TUtn día me enamoré de un enano. Un amor diminuto que conseguía introducirse en cada poro de mi piel. Sus manitas me hacían temblar cuando intentaban llegar a mis orejas. Su voz aflautada era tan profunda que le recorría todo el cuerpo, de los pies a la cabeza.

Me enamoré de él porque era capaz de subirse de un salto al taburete para susurrarme al oído. Me hablaba de grullas, de encinas, del mar. Me recitaba a Pablo Neruda .

A pesar de la frágil apariencia de su 90 centímetros era capaz de levantar el puño hasta mi ombligo y cantar con fuerza a Blas de Otero .

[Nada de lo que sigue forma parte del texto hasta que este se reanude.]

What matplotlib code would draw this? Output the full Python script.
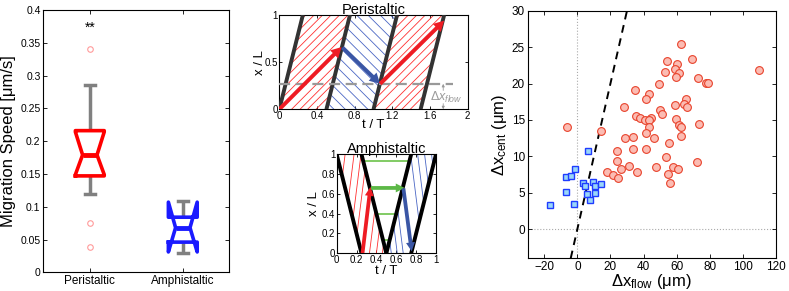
import matplotlib
matplotlib.use('Agg')
import matplotlib.pyplot as plt
from matplotlib.patches import Polygon

plt.rcParams['font.family'] = ['Liberation Sans', 'DejaVu Sans']
plt.rcParams['mathtext.fontset'] = 'custom'
plt.rcParams['mathtext.rm'] = 'Liberation Sans'
plt.rcParams['mathtext.it'] = 'Liberation Sans:italic'

# ---------------- Box plot summary statistics ----------------
box_labels = ['Peristaltic', 'Amphistaltic']
box_q1 = [0.147, 0.046]
box_med = [0.179, 0.068]
box_q3 = [0.216, 0.084]
box_cilo = [0.149, 0.031]
box_cihi = [0.214, 0.107]
box_whislo = [0.119, 0.030]
box_whishi = [0.285, 0.109]
box_fliers = [[0.341, 0.075, 0.039], []]
box_colors = ['#ff0000', '#1a1aff']
signif_text = '**'
signif_y = 0.373

# ---------------- Peristaltic schematic ----------------
peri_wave_start = [0.0, 0.5, 1.0, 1.5]      # t/T of contraction at x=0
peri_wave_end = [0.25, 0.75, 1.25, 1.75]    # t/T of contraction at x=L
peri_red_regions = [0.0, 1.0]
peri_blue_regions = [0.5]
peri_red_offsets = [-0.72, -0.63, -0.54, -0.45, -0.36, -0.27, -0.18,
                    -0.09, 0.0, 0.13, 0.22, 0.30, 0.39]
peri_blue_offsets = [0.58, 0.70, 0.82, 0.94, 1.06, 1.18, 1.30, 1.46,
                     1.58, 1.70, 1.82, 1.94, 2.07, 2.18]
peri_flow_level = 0.27
peri_flow_tmax = 1.84
peri_arrow_t0 = [0.0, 0.67, 1.07]
peri_arrow_x0 = [0.0, 0.655, 0.27]
peri_arrow_t1 = [0.66, 1.07, 1.75]
peri_arrow_x1 = [0.66, 0.27, 0.94]
peri_arrow_col = ['#ee1c24', '#3a56a5', '#ee1c24']

# ---------------- Amphistaltic schematic ----------------
amph_wave_t_top = [0.0, 0.25, 0.75, 1.0]
amph_wave_t_bot = [0.25, 0.5, 0.5, 0.75]
amph_red_offsets = [-0.04, 0.05, 0.12, 0.18, 0.33, 0.40, 0.46]
amph_blue_offsets = [0.55, 0.61, 0.67, 0.87, 0.94, 1.01, 1.08]
amph_green_x = [0.93, 0.40, 0.13]
amph_green_t0 = [0.27, 0.40, 0.47]
amph_green_t1 = [0.73, 0.60, 0.53]
amph_arrow_t0 = [0.26, 0.345, 0.672]
amph_arrow_x0 = [0.0, 0.66, 0.655]
amph_arrow_t1 = [0.34, 0.685, 0.755]
amph_arrow_x1 = [0.67, 0.66, 0.02]
amph_arrow_col = ['#ee1c24', '#5cb846', '#3a56a5']

# ---------------- Scatter data ----------------
peri_dx_flow = [-6.4, 14.3, 62.6, 54.4, 69.0, 60.4, 59.0, 61.2, 59.8, 53.2,
                109.5, 73.0, 77.6, 79.2, 49.2, 35.1, 43.0, 41.7, 65.6, 59.2,
                64.4, 66.0, 28.1, 50.2, 51.4, 35.5, 37.9, 44.2, 40.9, 43.0,
                59.6, 61.4, 62.6, 73.4, 43.1, 41.2, 28.9, 33.5, 46.3, 62.6,
                55.2, 24.1, 33.7, 41.3, 24.1, 53.8, 72.2, 31.1, 47.8, 57.8,
                60.6, 26.3, 17.9, 21.3, 36.3, 55.0, 24.5, 56.2]
peri_dx_cent = [14.0, 13.5, 25.4, 23.1, 23.3, 22.7, 22.0, 21.5, 20.9, 21.6,
                21.8, 20.7, 20.1, 20.1, 20.0, 19.1, 18.6, 17.9, 17.9, 17.1,
                17.2, 16.8, 16.8, 16.3, 15.8, 15.5, 15.2, 15.3, 15.0, 15.0,
                15.1, 14.3, 14.0, 14.5, 14.0, 13.2, 12.5, 12.7, 12.5, 12.8,
                11.8, 10.7, 11.0, 11.0, 9.4, 9.9, 9.2, 8.7, 8.5, 8.6,
                8.2, 8.3, 7.8, 7.4, 7.9, 7.6, 7.0, 6.4]
amph_dx_flow = [-16.8, -6.8, -4.0, -1.2, -6.8, -2.0, 6.4, 3.2, 4.4, 9.2,
                10.8, 14.4, 6.0, 10.8, 7.6]
amph_dx_cent = [3.3, 7.2, 7.3, 8.3, 5.1, 3.5, 10.8, 6.3, 5.9, 6.5,
                5.9, 6.2, 4.8, 5.0, 4.0]
fit_x = [-4.0, 30.0]
fit_y = [-4.0, 30.0]

# =============================================================
fig = plt.figure(figsize=(7.89, 2.91), dpi=100)

def style_axes(ax, size):
    ax.tick_params(direction='in', top=True, right=True, labelsize=size,
                   length=3, width=0.6, pad=2)
    for s in ax.spines.values():
        s.set_linewidth(0.8)

# ---------- Box plot ----------
ax1 = fig.add_axes([0.0549, 0.0643, 0.2357, 0.9014])
stats = []
for i in range(len(box_labels)):
    stats.append(dict(med=box_med[i], q1=box_q1[i], q3=box_q3[i],
                      cilo=box_cilo[i], cihi=box_cihi[i],
                      whislo=box_whislo[i], whishi=box_whishi[i],
                      fliers=box_fliers[i], label=box_labels[i]))
bp = ax1.bxp(stats, positions=[1, 2], widths=0.31, capwidths=0.11,
             shownotches=True, patch_artist=False,
             whiskerprops=dict(color='#808080', lw=2.5, solid_capstyle='butt'),
             capprops=dict(color='#808080', lw=2.5),
             flierprops=dict(marker='o', mfc='none', mec='#ff9a9a', ms=4, mew=0.8))
for i, c in enumerate(box_colors):
    bp['boxes'][i].set_color(c)
    bp['boxes'][i].set_linewidth(2.6)
    bp['boxes'][i].set_zorder(3)
    bp['medians'][i].set_color(c)
    bp['medians'][i].set_linewidth(3.5)
    bp['medians'][i].set_zorder(3)
ax1.set_xlim(0.5, 2.5)
ax1.set_ylim(0, 0.4)
ax1.set_yticks([0, 0.05, 0.1, 0.15, 0.2, 0.25, 0.3, 0.35, 0.4])
ax1.set_yticklabels(['0', '0.05', '0.1', '0.15', '0.2', '0.25', '0.3', '0.35', '0.4'])
ax1.set_xticks([1, 2])
ax1.set_xticklabels(box_labels, fontsize=8.5)
ax1.set_ylabel('Migration Speed [μm/s]', fontsize=12, labelpad=3)
ax1.text(1, signif_y, signif_text, ha='center', va='center', fontsize=10)
style_axes(ax1, 7.5)
ax1.tick_params(axis='x', labelsize=8.5)

# ---------- Peristaltic ----------
ax2 = fig.add_axes([0.354, 0.6244, 0.2388, 0.324])
ax2.set_xlim(0, 2)
ax2.set_ylim(0, 1)
for a in peri_red_regions:
    poly = Polygon([(a, 0), (a + 0.25, 1), (a + 0.75, 1), (a + 0.5, 0)],
                   closed=True, transform=ax2.transData)
    for c in peri_red_offsets:
        ln, = ax2.plot([a + c, a + c + 1], [0, 1], color='#ff3030', lw=0.6)
        ln.set_clip_path(poly)
for a in peri_blue_regions:
    poly = Polygon([(a, 0), (a + 0.25, 1), (a + 0.75, 1), (a + 0.5, 0)],
                   closed=True, transform=ax2.transData)
    for d in peri_blue_offsets:
        ln, = ax2.plot([d, d - 1], [0, 1], color='#4a66c4', lw=0.6)
        ln.set_clip_path(poly)
for t0, t1 in zip(peri_wave_start, peri_wave_end):
    ax2.plot([t0, t1], [0, 1], color='#333333', lw=2.8, solid_capstyle='butt', zorder=4)
ax2.plot([0, peri_flow_tmax], [peri_flow_level, peri_flow_level], color='#999999',
         lw=1.6, dashes=(5, 2.5), zorder=5)
for t0, x0, t1, x1, c in zip(peri_arrow_t0, peri_arrow_x0, peri_arrow_t1,
                             peri_arrow_x1, peri_arrow_col):
    ax2.arrow(t0, x0, t1 - t0, x1 - x0, width=0.042, head_width=0.12,
              head_length=0.11, length_includes_head=True, color=c, lw=0, zorder=6)
ax2.text(1.6, 0.125, r'$\Delta x_{flow}$', color='#9a9a9a', fontsize=9,
         ha='left', va='center', zorder=7)
ax2.annotate('', xy=(1.74, peri_flow_level), xytext=(1.74, 0.2),
             arrowprops=dict(arrowstyle='-|>', color='#9a9a9a', lw=0.6,
                             mutation_scale=4, shrinkA=0, shrinkB=0))
ax2.annotate('', xy=(1.74, 0.0), xytext=(1.74, 0.06),
             arrowprops=dict(arrowstyle='-|>', color='#9a9a9a', lw=0.6,
                             mutation_scale=4, shrinkA=0, shrinkB=0))
ax2.set_xticks([0, 0.4, 0.8, 1.2, 1.6, 2])
ax2.set_xticklabels(['0', '0.4', '0.8', '1.2', '1.6', '2'])
ax2.set_yticks([0, 0.5, 1])
ax2.set_yticklabels(['0', '0.5', '1'])
ax2.set_title('Peristaltic', fontsize=10.5, pad=1)
ax2.set_xlabel('t / T', fontsize=9.5, labelpad=-1)
ax2.set_ylabel('x / L', fontsize=9.5, labelpad=-1)
style_axes(ax2, 7)
ax2.tick_params(length=2.5, pad=1)

# ---------- Amphistaltic ----------
ax3 = fig.add_axes([0.4267, 0.1296, 0.1259, 0.3402])
ax3.set_xlim(0, 1)
ax3.set_ylim(0, 1)
poly_r = Polygon([(0, 1), (0.25, 0), (0.5, 0), (0.25, 1)], closed=True,
                 transform=ax3.transData)
for c in amph_red_offsets:
    ln, = ax3.plot([c, c + 0.125], [0, 1], color='#ff3030', lw=0.6)
    ln.set_clip_path(poly_r)
poly_b = Polygon([(0.5, 0), (0.75, 1), (1, 1), (0.75, 0)], closed=True,
                 transform=ax3.transData)
for d in amph_blue_offsets:
    ln, = ax3.plot([d, d - 0.125], [0, 1], color='#4a66c4', lw=0.6)
    ln.set_clip_path(poly_b)
for xg, g0, g1 in zip(amph_green_x, amph_green_t0, amph_green_t1):
    ax3.plot([g0, g1], [xg, xg], color='#6cc24a', lw=1.2, zorder=3)
for tt, tb in zip(amph_wave_t_top, amph_wave_t_bot):
    ax3.plot([tt, tb], [1, 0], color='black', lw=2.8, zorder=4)
for t0, x0, t1, x1, c in zip(amph_arrow_t0, amph_arrow_x0, amph_arrow_t1,
                             amph_arrow_x1, amph_arrow_col):
    ax3.arrow(t0, x0, t1 - t0, x1 - x0, width=0.038, head_width=0.09,
              head_length=0.09, length_includes_head=True, color=c, lw=0, zorder=6)
ax3.set_xticks([0, 0.2, 0.4, 0.6, 0.8, 1])
ax3.set_xticklabels(['0', '0.2', '0.4', '0.6', '0.8', '1'])
ax3.set_yticks([0, 0.2, 0.4, 0.6, 0.8, 1])
ax3.set_yticklabels(['0', '0.2', '0.4', '0.6', '0.8', '1'])
ax3.set_title('Amphistaltic', fontsize=10.5, pad=1)
ax3.set_xlabel('t / T', fontsize=9.5, labelpad=0)
ax3.set_ylabel('x / L', fontsize=9.5, labelpad=1)
style_axes(ax3, 7)
ax3.tick_params(length=2.5, pad=1)

# ---------- Scatter ----------
ax4 = fig.add_axes([0.6688, 0.1124, 0.3147, 0.8509])
ax4.axvline(0, color='#aaaaaa', lw=0.8, ls=':', zorder=1)
ax4.axhline(0, color='#aaaaaa', lw=0.8, ls=':', zorder=1)
ax4.plot(fit_x, fit_y, color='black', lw=1.4, dashes=(4, 3), zorder=2)
ax4.plot(peri_dx_flow, peri_dx_cent, ls='none', marker='o', ms=5.6,
         mfc='#fbbcb3', mec='#e8432c', mew=0.8, zorder=3)
ax4.plot(amph_dx_flow, amph_dx_cent, ls='none', marker='s', ms=4.3,
         mfc='#9ad6f8', mec='#1f3cff', mew=1.0, zorder=4)
ax4.set_xlim(-30, 120)
ax4.set_ylim(-4, 30)
ax4.set_xticks([-20, 0, 20, 40, 60, 80, 100, 120])
ax4.set_xticklabels(['\u221220', '0', '20', '40', '60', '80', '100', '120'])
ax4.set_yticks([0, 5, 10, 15, 20, 25, 30])
ax4.set_xlabel('$\\Delta$x$_{\\rm flow}$ (μm)', fontsize=12, labelpad=-1)
ax4.set_ylabel('$\\Delta$x$_{\\rm cent}$ (μm)', fontsize=12, labelpad=2)
style_axes(ax4, 8.5)

fig.savefig('out.png', dpi=100)
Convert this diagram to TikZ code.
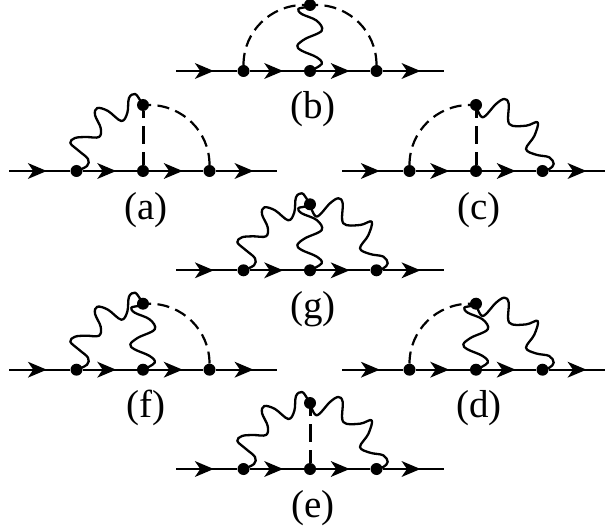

Un hombre enorme que me enamoró. Me hacía olvidar que a veces tenía que sentarlo en el aparador para mirarle a los ojos.

¡Qué bonito es enamorarse del espíritu! ¡Qué lástima mi amigo Ricardo que le dice a Ana, su mujer, que ya tiene patas de gallo, que su tripa es demasiado carnosa o que su cintura ha seguido el camino de la indolencia; que sus piernas enjutas no son las de Raquel Welch o que sus manos tienen pecas de vejez!

¡Qué lástima que no escuche los latidos de Ana, que no la acompañe al bosque, que no reconozca su voz en Alberti o su imaginación en Borges !

Ana tiene tanto que contar, Ricardo tan poco que analizar que ni subido a su peana de cristal supera a mi enano.